Data lines:
=-=-=-=-=
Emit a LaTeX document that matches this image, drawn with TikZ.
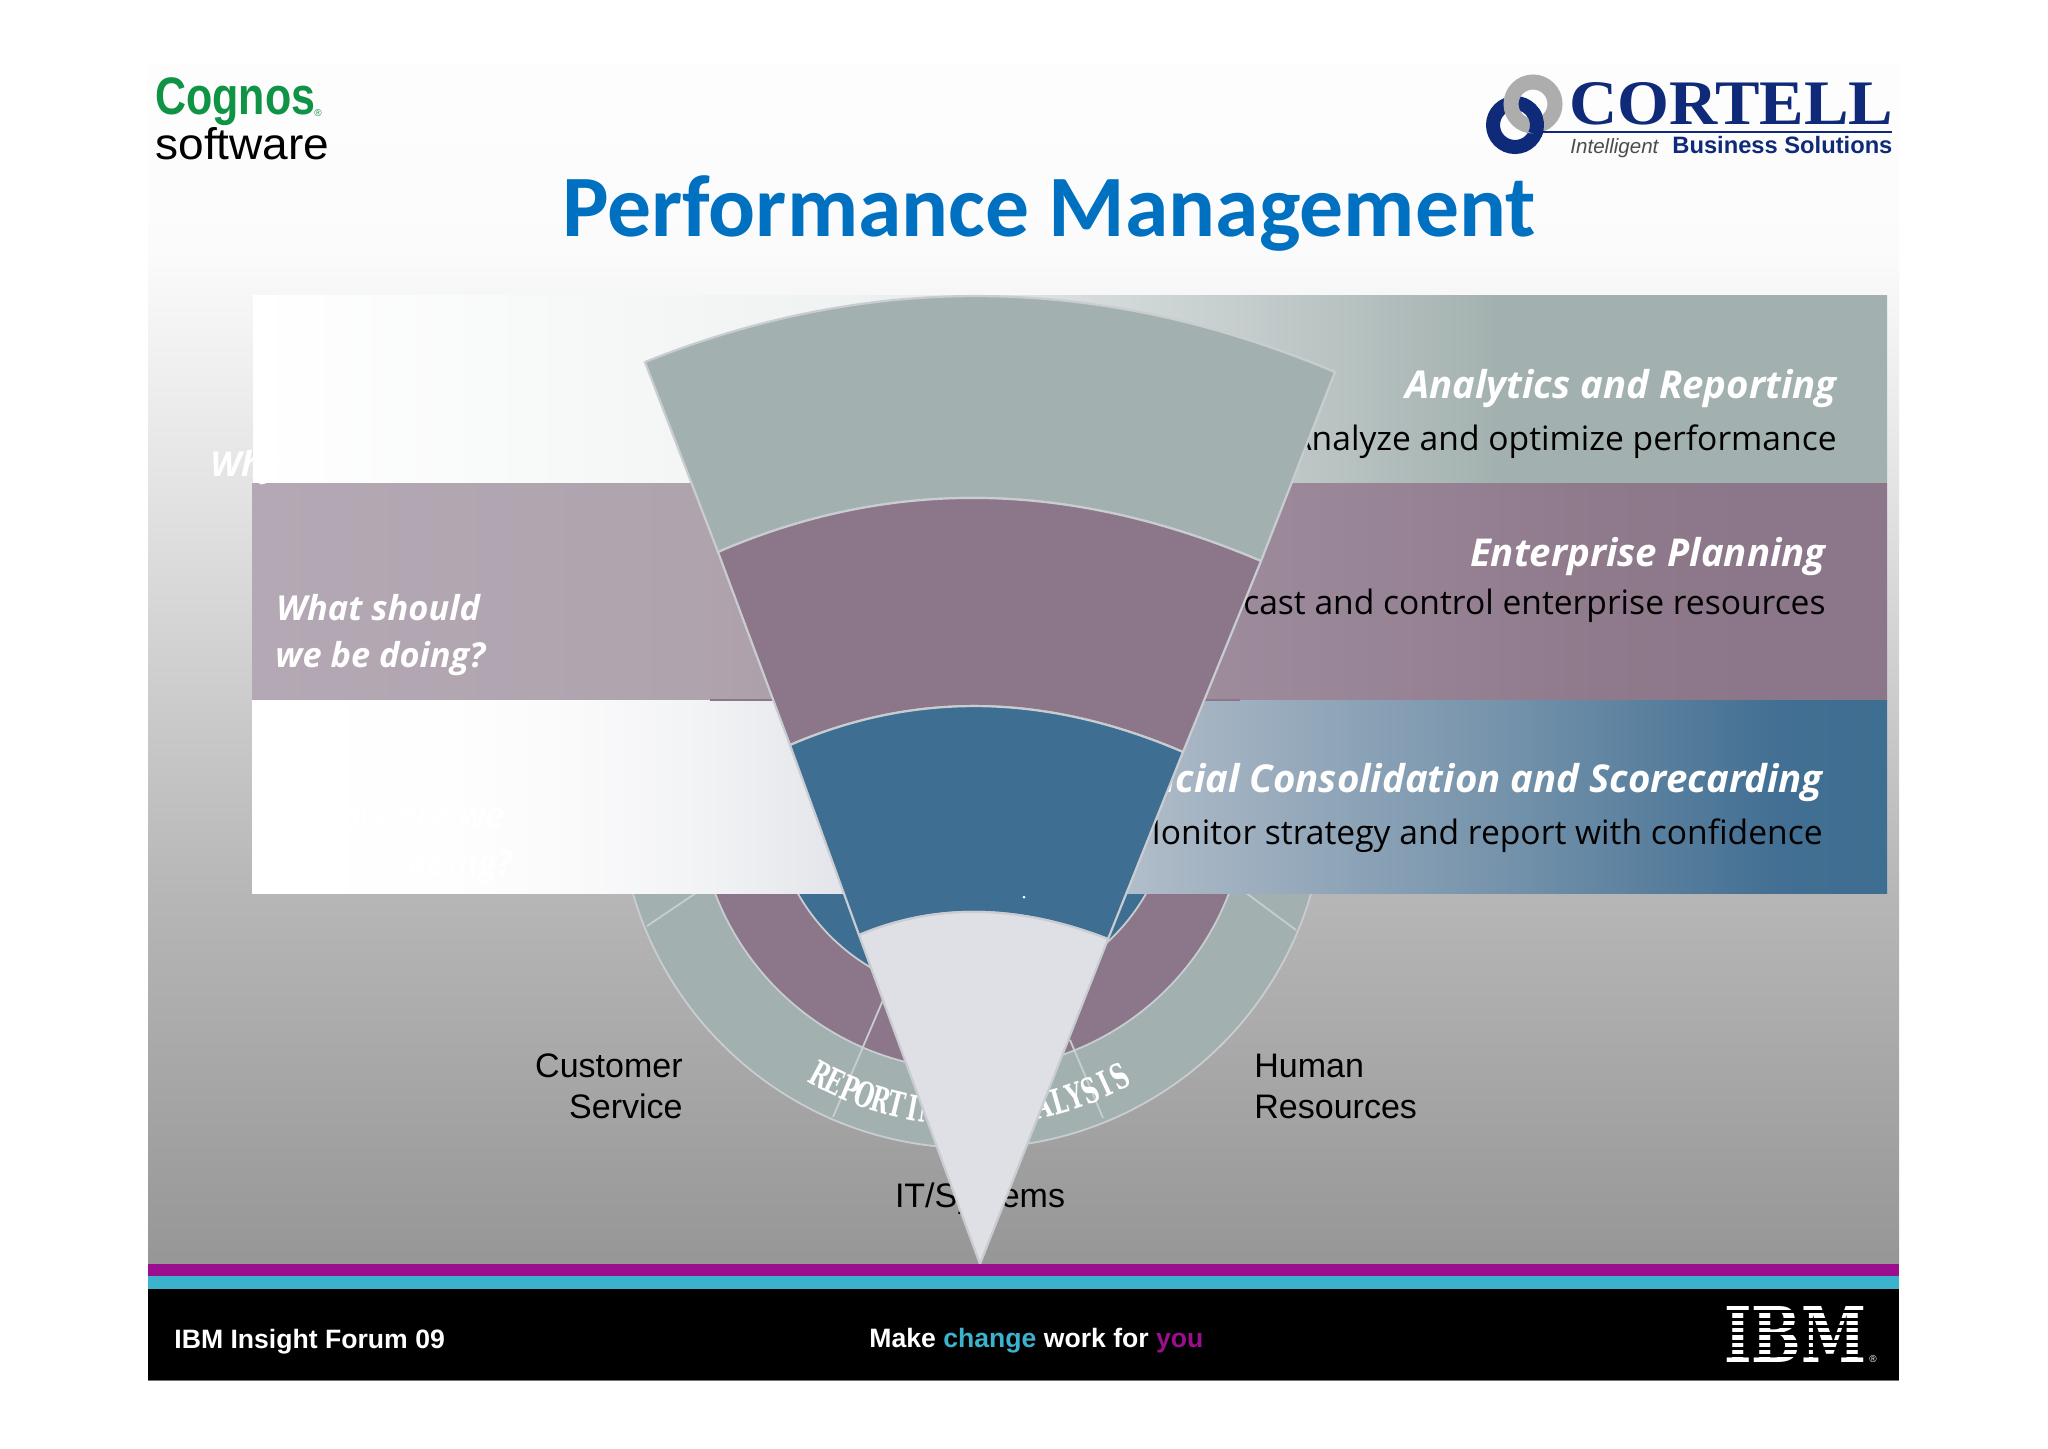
\documentclass[tikz,border=0pt]{standalone}
\usepackage{fontspec}
\usepackage{graphicx}
\setmainfont{Liberation Sans}
\newfontfamily\fOpen{Open Sans}
\newfontfamily\fCarlito{Carlito}
\newfontfamily\fArial{Liberation Sans}
\newfontfamily\fSerif{Liberation Serif}
\newfontfamily\fDeja{DejaVu Serif}
\definecolor{teal1}{HTML}{A2B1AF}
\definecolor{mauve1}{HTML}{8C7689}
\definecolor{blue1}{HTML}{3E6E91}
\definecolor{light1}{HTML}{DFDFE6}
\definecolor{edge1}{HTML}{C9CCD0}
\definecolor{navy1}{HTML}{0F2A78}
\definecolor{cognosgreen}{HTML}{0E9444}
\definecolor{brandpurple}{HTML}{9B0E8E}
\definecolor{brandteal}{HTML}{3BB3CC}
\pgfdeclareverticalshading{slidebg}{100bp}{
 color(0bp)=(black!37.5!white); color(25bp)=(black!41!white); color(40.4bp)=(black!28.5!white);
 color(57.7bp)=(black!10.5!white); color(67.3bp)=(black!1.5!white); color(75bp)=(black!0.6!white); color(100bp)=(black!0.6!white)}
\pgfdeclarehorizontalshading{bandA}{100bp}{
 color(0bp)=(white); color(25bp)=(white); rgb(43.3bp)=(0.94,0.95,0.95); rgb(55.2bp)=(0.773,0.804,0.804);
 color(63.2bp)=(teal1); color(100bp)=(teal1)}
\pgfdeclarehorizontalshading{bandB}{100bp}{
 rgb(0bp)=(0.706,0.659,0.706); rgb(25bp)=(0.706,0.659,0.706); rgb(38.7bp)=(0.686,0.639,0.682);
 rgb(55.5bp)=(0.612,0.541,0.608); rgb(66.2bp)=(0.561,0.478,0.549); color(70.8bp)=(mauve1); color(100bp)=(mauve1)}
\pgfdeclarehorizontalshading{bandC}{100bp}{
 rgb(0bp)=(1,1,1); rgb(25bp)=(1,1,1); rgb(31bp)=(0.996,0.996,0.996); rgb(35bp)=(0.98,0.98,0.985); rgb(38.7bp)=(0.949,0.953,0.961);
 rgb(43bp)=(0.89,0.898,0.918); rgb(53.4bp)=(0.659,0.714,0.769); rgb(63.2bp)=(0.459,0.576,0.671);
 rgb(71.7bp)=(0.259,0.435,0.576); color(75bp)=(blue1); color(100bp)=(blue1)}
\tikzset{
 bandhead/.style={anchor=base east,inner sep=0pt,text=white,font=\fOpen\bfseries\itshape\fontsize{19.2}{22}\selectfont},
 bandbody/.style={anchor=base east,inner sep=0pt,text=black,font=\fOpen\fontsize{16.8}{20}\selectfont},
 sideq/.style={inner sep=0pt,text=white,font=\fOpen\bfseries\itshape\fontsize{17.2}{20}\selectfont},
 funclabel/.style={inner sep=0pt,text=black,font=\fArial\fontsize{17}{20}\selectfont},
 footlabel/.style={anchor=base west,inner sep=0pt,text=white,font=\fArial\bfseries\fontsize{13.3}{16}\selectfont},
 wedgepart/.style={draw=edge1,line width=1.1pt,line join=round},
 ringline/.style={draw=edge1,line width=0.9pt},
 wordletter/.style={inner sep=0pt,text=white,font=\fDeja\bfseries\fontsize{14}{17}\selectfont}
}
\begin{document}
\begin{tikzpicture}[x=0.5pt,y=-0.5pt]
\useasboundingbox (0,0) rectangle (2048,1448);
\fill[white] (0,0) rectangle (2048,1448);
% slide
\shade[shading=slidebg] (148,65) rectangle (1899,1263);
% rings
\filldraw[ringline,fill=teal1] (972,795) circle[radius=353];
\filldraw[ringline,fill=mauve1] (972,795) circle[radius=275];
\filldraw[ringline,fill=blue1] (972,795) circle[radius=200];
\draw[ringline] (647,926) -- (730,870);
\draw[ringline] (1296,930) -- (1215,870);
\draw[ringline] (833,1117) -- (883,1000);
\draw[ringline] (1103,1118) -- (1070,1040);
% curved word art
\foreach \ch [count=\i from 0] in {R,E,P,O,R,T,I,N,G,{},\&,{},A,N,A,L,Y,S,I,S}{
  \pgfmathsetmacro{\ang}{118.5-\i*2.96}
  \node[wordletter,rotate=90-\ang] (wa\i) at ({972+318*cos(\ang)},{795+318*sin(\ang)}) {\scalebox{0.8}[1.25]{\ch}};
}
% function labels
\node[funclabel,anchor=base east] (cust1) at (683,1077) {Customer};
\node[funclabel,anchor=base east] (cust2) at (683,1118) {Service};
\node[funclabel,anchor=base west] (hum1) at (1254,1077) {Human};
\node[funclabel,anchor=base west] (hum2) at (1254,1118) {Resources};
\node[funclabel,anchor=base] (its) at (980,1207) {IT/Systems};
% bands
\shade[shading=bandA] (253,295) rectangle (1887,483);
\shade[shading=bandB] (252,483) rectangle (1887,700);
\shade[shading=bandC] (252,700) rectangle (1887,893);
\draw[line width=1pt,color=mauve1] (710,699.5) -- (780,699.5);
\draw[line width=1pt,color=mauve1] (1204,699.5) -- (1240,699.5);
% band text
\node[bandhead] (h1) at (1837,398) {Analytics and Reporting};
\node[bandbody] (b1) at (1837,450) {Analyze and optimize performance};
\node[bandhead] (h2) at (1826,566) {Enterprise Planning};
\node[bandbody] (b2) at (1826,614) {Forecast and control enterprise resources};
\node[bandhead] (h3) at (1823,792) {Financial Consolidation and Scorecarding};
\node[bandbody] (b3) at (1823,844) {Monitor strategy and report with confidence};
\node[sideq,anchor=base west] (why) at (210,476) {Why?};
\node[sideq,anchor=base west] (q1) at (276,620) {What should};
\node[sideq,anchor=base west] (q2) at (275,667) {we be doing?};
\node[sideq,anchor=base east] (q3) at (505,827) {How are we};
\node[sideq,anchor=base east] (q4) at (513,875) {doing?};
% wedge
\filldraw[wedgepart,fill=teal1] (645,362) .. controls (872,271) and (1102,274) .. (1335,372)
  -- (1261,561) .. controls (1071,480) and (891,477) .. (718,552) -- cycle;
\filldraw[wedgepart,fill=mauve1] (718,552) .. controls (891,477) and (1071,480) .. (1261,561)
  -- (1183,752) .. controls (1046,693) and (915,691) .. (790,745) -- cycle;
\filldraw[wedgepart,fill=blue1] (790,745) .. controls (915,691) and (1046,693) .. (1183,752)
  -- (1108,939) .. controls (1018,904) and (935,903) .. (859,935) -- cycle;
\filldraw[wedgepart,fill=light1] (859,935) .. controls (935,903) and (1018,904) .. (1108,939)
  -- (980,1264) -- cycle;
\fill[white] (1024,897) circle[radius=1.5];
% footer
\fill[brandpurple] (148,1264) rectangle (1899,1276);
\fill[brandteal] (148,1276) rectangle (1899,1289);
\fill[black] (148,1289) rectangle (1899,1380);
\draw[line width=0.5pt,color=black!55] (148,1380.5) -- (1899,1380.5);
\node[footlabel] (forum) at (174,1348) {IBM Insight Forum 09};
\node[footlabel] (slogan) at (869,1347) {Make \textcolor{brandteal}{change} work for \textcolor{brandpurple}{you}};
% IBM logo
\node[anchor=center,inner sep=0pt,text=white,font=\fDeja\bfseries] (ibm) at (1795,1334) {\resizebox{71pt}{28pt}{IBM}};
\foreach \k in {0,...,6}{ \fill[black] (1720,{1310.3+\k*7.3}) rectangle (1870,{1313.3+\k*7.3}); }
\node[anchor=center,inner sep=0pt,text=white,font=\fArial\fontsize{5}{6}\selectfont] (ibmr) at (1873,1359) {\textregistered};
% Cognos logo
\node[anchor=base west,inner sep=0pt,text=cognosgreen,font=\fArial\bfseries] (cog) at (155,114) {\resizebox*{80pt}{24pt}{Cognos}};
\node[anchor=center,inner sep=0pt,text=cognosgreen,font=\fArial\fontsize{5}{6}\selectfont] (cogr) at (318,113) {\textregistered};
\node[anchor=base west,inner sep=0pt,text=black,font=\fArial] (soft) at (155,159) {\resizebox{87pt}{16pt}{software}};
% Cortell logo
\draw[navy1,line width=7pt] (1515,125) circle[radius=22];
\draw[color=black!32,line width=7.5pt] (1533,104) circle[radius=22];
\draw[navy1,line width=7pt] (1515,125) ++(-35:22) arc[start angle=-35,end angle=25,radius=22];
\draw[navy1,line width=1pt] (1543,132) -- (1892,132);
\node[anchor=base west,inner sep=0pt,text=navy1,font=\fSerif\bfseries] (cort) at (1569,124) {\resizebox{162pt}{21pt}{CORTELL}};
\node[anchor=base west,inner sep=0pt,text=black!70,font=\fArial\itshape] (intel) at (1570,153) {\resizebox{44pt}{!}{Intelligent}};
\node[anchor=base west,inner sep=0pt,text=navy1,font=\fArial\bfseries] (bus) at (1672,153) {\resizebox{110pt}{!}{Business Solutions}};
% title
\node[anchor=base,inner sep=0pt,text={rgb,255:red,0;green,112;blue,192},font=\fCarlito\bfseries\fontsize{43.8}{48}\selectfont] (title) at (1049,236) {Performance Management};
\end{tikzpicture}
\end{document}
=-=-=-=-=
Problem: Tally every line of the data that holds the word "with" and write the count alone.

Task response: 2